Requirement
Skip all pictures, then copy the lines from the start of the data through the line with "0.00346, 0.00254, 0.00188];", keeping both ends.

-- Begin --

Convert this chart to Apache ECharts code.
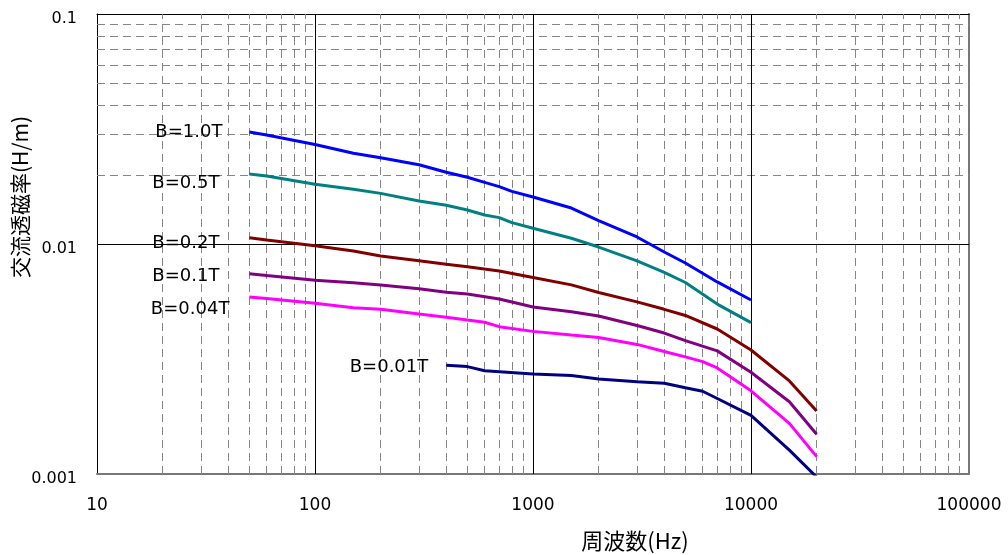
<!DOCTYPE html>
<html>
<head>
<meta charset="utf-8">
<script src="https://cdn.jsdelivr.net/npm/echarts@6/dist/echarts.min.js"></script>
<style>
html,body{margin:0;padding:0;background:#fff;}
#chart{width:1008px;height:555px;}
</style>
</head>
<body>
<div id="chart"></div>
<script>
// ---- data ----
const seriesNames = ['B=1.0T', 'B=0.5T', 'B=0.2T', 'B=0.1T', 'B=0.04T', 'B=0.01T'];

const freq10 = [50, 60, 100, 150, 200, 300, 400, 500, 600, 700, 800, 1000, 1500, 2000, 3000, 4000, 5000, 7000, 10000];
const mu10 = [0.0307, 0.0298, 0.0271, 0.0248, 0.0237, 0.0221, 0.0205, 0.0195, 0.01854, 0.01775, 0.01694, 0.0160, 0.01433, 0.01265, 0.01073, 0.00923, 0.00827, 0.00684, 0.00571];

const freq05 = [50, 60, 100, 150, 200, 300, 400, 500, 600, 700, 800, 1000, 1500, 2000, 3000, 4000, 5000, 7000, 10000];
const mu05 = [0.02015, 0.01975, 0.01818, 0.01729, 0.0166, 0.01538, 0.01473, 0.01406, 0.01337, 0.01302, 0.01238, 0.0117, 0.01059, 0.0097, 0.00844, 0.00753, 0.0068, 0.00548, 0.00455];

const freq02 = [50, 60, 100, 150, 200, 300, 400, 500, 700, 1000, 1500, 2000, 3000, 4000, 5000, 7000, 10000, 15000, 20000];
const mu02 = [0.01065, 0.0104, 0.00983, 0.00932, 0.00887, 0.00846, 0.00816, 0.00797, 0.00763, 0.00715, 0.00664, 0.00615, 0.0056, 0.0052, 0.00489, 0.00427, 0.00346, 0.00254, 0.00188];

const freq01 = [50, 60, 100, 150, 200, 300, 400, 500, 700, 1000, 1500, 2000, 3000, 4000, 5000, 7000, 10000, 15000, 20000];
const mu01 = [0.00743, 0.0073, 0.00695, 0.00679, 0.00663, 0.00639, 0.00617, 0.00606, 0.00577, 0.00532, 0.00508, 0.00486, 0.00442, 0.0041, 0.0038, 0.00343, 0.00277, 0.00206, 0.00149];

const freq004 = [50, 60, 100, 150, 200, 300, 400, 500, 600, 700, 1000, 1500, 2000, 3000, 4000, 5000, 6000, 7000, 10000, 15000, 20000];
const mu004 = [0.00588, 0.0058, 0.00552, 0.00528, 0.0052, 0.00496, 0.0048, 0.00467, 0.00457, 0.00437, 0.00417, 0.00402, 0.00392, 0.00366, 0.00341, 0.00323, 0.00308, 0.00289, 0.0023, 0.00166, 0.00119];

const freq001 = [400, 500, 600, 1000, 1500, 2000, 3000, 4000, 5000, 6000, 7000, 10000, 15000, 20000];
const mu001 = [0.00297, 0.00293, 0.00281, 0.00272, 0.00268, 0.00259, 0.00252, 0.00248, 0.00237, 0.00229, 0.00213, 0.0018, 0.00127, 0.00097];

const xTickValues = [10, 100, 1000, 10000, 100000];
const xTickLabels = ['10', '100', '1000', '10000', '100000'];
const yTickValues = [0.001, 0.01, 0.1];
const yTickLabels = ['0.001', '0.01', '0.1'];
const xMajorGrid = [100, 1000, 10000];
const yMajorGrid = [0.01];
const xMinorGrid = [20, 30, 40, 50, 60, 70, 80, 90, 200, 300, 400, 500, 600, 700, 800, 900, 2000, 3000, 4000, 5000, 6000, 7000, 8000, 9000, 20000, 30000, 40000, 50000, 60000, 70000, 80000, 90000];
const yMinorGrid = [0.002, 0.003, 0.004, 0.005, 0.006, 0.007, 0.008, 0.009, 0.02, 0.03, 0.04, 0.05, 0.06, 0.07, 0.08, 0.09];

const xTitle = '周波数(Hz)';
const yTitle = '交流透磁率(H/m)';

// ---- styles ----
const seriesColors = ['#0000FF', '#008080', '#800000', '#800080', '#FF00FF', '#000080'];
const labelPlace = [
  {distance: 27, offset: [0, 0]},
  {distance: 30, offset: [0, 9]},
  {distance: 30, offset: [0, 6]},
  {distance: 30, offset: [0, 3]},
  {distance: 20, offset: [0, 12]},
  {distance: 18, offset: [0, 2]}
];
const LATIN = '"DejaVu Sans", "Liberation Sans", sans-serif';
const CJK = '"Noto Sans CJK JP", "Noto Sans", sans-serif';

const freqs = [freq10, freq05, freq02, freq01, freq004, freq001];
const mus = [mu10, mu05, mu02, mu01, mu004, mu001];

function nearestLabel(v, vals, labels) {
  let best = 0, bd = Infinity;
  for (let i = 0; i < vals.length; i++) {
    const d = Math.abs(Math.log10(v) - Math.log10(vals[i]));
    if (d < bd) { bd = d; best = i; }
  }
  return bd < 0.01 ? labels[best] : '';
}

const lineSeries = seriesNames.map((name, si) => ({
  name: name,
  type: 'line',
  xAxisIndex: 0,
  yAxisIndex: 0,
  showSymbol: true,
  showAllSymbol: true,
  symbol: 'circle',
  symbolSize: 0,
  smooth: false,
  clip: true,
  z: 5,
  lineStyle: {color: seriesColors[si], width: 3},
  itemStyle: {color: seriesColors[si]},
  label: {show: false},
  data: freqs[si].map((f, i) => {
    if (i === 0) {
      return {
        value: [f, mus[si][i]],
        label: {
          show: true,
          position: 'left',
          distance: labelPlace[si].distance,
          offset: labelPlace[si].offset,
          formatter: name,
          color: '#000',
          fontFamily: LATIN,
          fontSize: 18
        }
      };
    }
    return [f, mus[si][i]];
  })
}));

const minorSeries = {
  type: 'line',
  xAxisIndex: 0,
  yAxisIndex: 0,
  data: [],
  silent: true,
  z: 1,
  markLine: {
    silent: true,
    symbol: ['none', 'none'],
    animation: false,
    label: {show: false},
    lineStyle: {color: '#858585', width: 1, type: [8, 5]},
    emphasis: {disabled: true},
    data: xMinorGrid.map(v => ({xAxis: v})).concat(yMinorGrid.map(v => ({yAxis: v})))
  }
};

const majorSeries = {
  type: 'line',
  xAxisIndex: 0,
  yAxisIndex: 0,
  data: [],
  silent: true,
  z: 2,
  markLine: {
    silent: true,
    symbol: ['none', 'none'],
    animation: false,
    label: {show: false},
    lineStyle: {color: '#000', width: 1, type: 'solid'},
    emphasis: {disabled: true},
    data: xMajorGrid.map(v => ({xAxis: v})).concat(yMajorGrid.map(v => ({yAxis: v})))
  }
};

const chart = echarts.init(document.getElementById('chart'), null, {renderer: 'canvas'});
chart.setOption({
  animation: false,
  backgroundColor: '#ffffff',
  grid: {left: 97, right: 39, top: 14, bottom: 81, containLabel: false},
  xAxis: [{
    type: 'log',
    logBase: 10,
    min: 10,
    max: 100000,
    position: 'bottom',
    axisLine: {show: true, lineStyle: {color: '#777', width: 2}},
    axisTick: {show: false},
    axisLabel: {
      margin: 23,
      color: '#000',
      fontFamily: LATIN,
      fontSize: 17,
      formatter: v => nearestLabel(v, xTickValues, xTickLabels)
    },
    splitLine: {show: false},
    minorTick: {show: false},
    minorSplitLine: {show: false}
  }, {
    type: 'log',
    logBase: 10,
    min: 10,
    max: 100000,
    position: 'top',
    axisLine: {show: true, lineStyle: {color: '#000', width: 1}},
    axisTick: {show: false},
    axisLabel: {show: false},
    splitLine: {show: false}
  }],
  yAxis: [{
    type: 'log',
    logBase: 10,
    min: 0.001,
    max: 0.1,
    position: 'left',
    axisLine: {show: true, lineStyle: {color: '#000', width: 1}},
    axisTick: {show: false},
    axisLabel: {
      margin: 20,
      color: '#000',
      fontFamily: LATIN,
      fontSize: 16,
      formatter: v => {
        const t = nearestLabel(v, yTickValues, yTickLabels);
        return t ? '{v|' + t + '}' : '';
      },
      rich: {
        v: {
          fontFamily: LATIN,
          fontSize: 16,
          color: '#000',
          padding: [10, 0, 0, 0]
        }
      }
    },
    splitLine: {show: false},
    minorTick: {show: false},
    minorSplitLine: {show: false}
  }, {
    type: 'log',
    logBase: 10,
    min: 0.001,
    max: 0.1,
    position: 'right',
    axisLine: {show: true, lineStyle: {color: '#777', width: 2}},
    axisTick: {show: false},
    axisLabel: {show: false},
    splitLine: {show: false}
  }],
  graphic: [{
    type: 'text',
    x: 635,
    y: 541,
    style: {
      text: xTitle,
      fill: '#000',
      font: '22px ' + CJK,
      textAlign: 'center',
      textVerticalAlign: 'middle'
    }
  }, {
    type: 'text',
    x: 20,
    y: 197,
    rotation: Math.PI / 2,
    style: {
      text: yTitle,
      fill: '#000',
      font: '21px ' + CJK,
      textAlign: 'center',
      textVerticalAlign: 'middle'
    }
  }],
  series: [minorSeries, majorSeries].concat(lineSeries)
});
</script>
</body>
</html>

-- End --

Complete response
Convert this chart to Apache ECharts code.
<!DOCTYPE html>
<html>
<head>
<meta charset="utf-8">
<script src="https://cdn.jsdelivr.net/npm/echarts@6/dist/echarts.min.js"></script>
<style>
html,body{margin:0;padding:0;background:#fff;}
#chart{width:1008px;height:555px;}
</style>
</head>
<body>
<div id="chart"></div>
<script>
// ---- data ----
const seriesNames = ['B=1.0T', 'B=0.5T', 'B=0.2T', 'B=0.1T', 'B=0.04T', 'B=0.01T'];

const freq10 = [50, 60, 100, 150, 200, 300, 400, 500, 600, 700, 800, 1000, 1500, 2000, 3000, 4000, 5000, 7000, 10000];
const mu10 = [0.0307, 0.0298, 0.0271, 0.0248, 0.0237, 0.0221, 0.0205, 0.0195, 0.01854, 0.01775, 0.01694, 0.0160, 0.01433, 0.01265, 0.01073, 0.00923, 0.00827, 0.00684, 0.00571];

const freq05 = [50, 60, 100, 150, 200, 300, 400, 500, 600, 700, 800, 1000, 1500, 2000, 3000, 4000, 5000, 7000, 10000];
const mu05 = [0.02015, 0.01975, 0.01818, 0.01729, 0.0166, 0.01538, 0.01473, 0.01406, 0.01337, 0.01302, 0.01238, 0.0117, 0.01059, 0.0097, 0.00844, 0.00753, 0.0068, 0.00548, 0.00455];

const freq02 = [50, 60, 100, 150, 200, 300, 400, 500, 700, 1000, 1500, 2000, 3000, 4000, 5000, 7000, 10000, 15000, 20000];
const mu02 = [0.01065, 0.0104, 0.00983, 0.00932, 0.00887, 0.00846, 0.00816, 0.00797, 0.00763, 0.00715, 0.00664, 0.00615, 0.0056, 0.0052, 0.00489, 0.00427, 0.00346, 0.00254, 0.00188];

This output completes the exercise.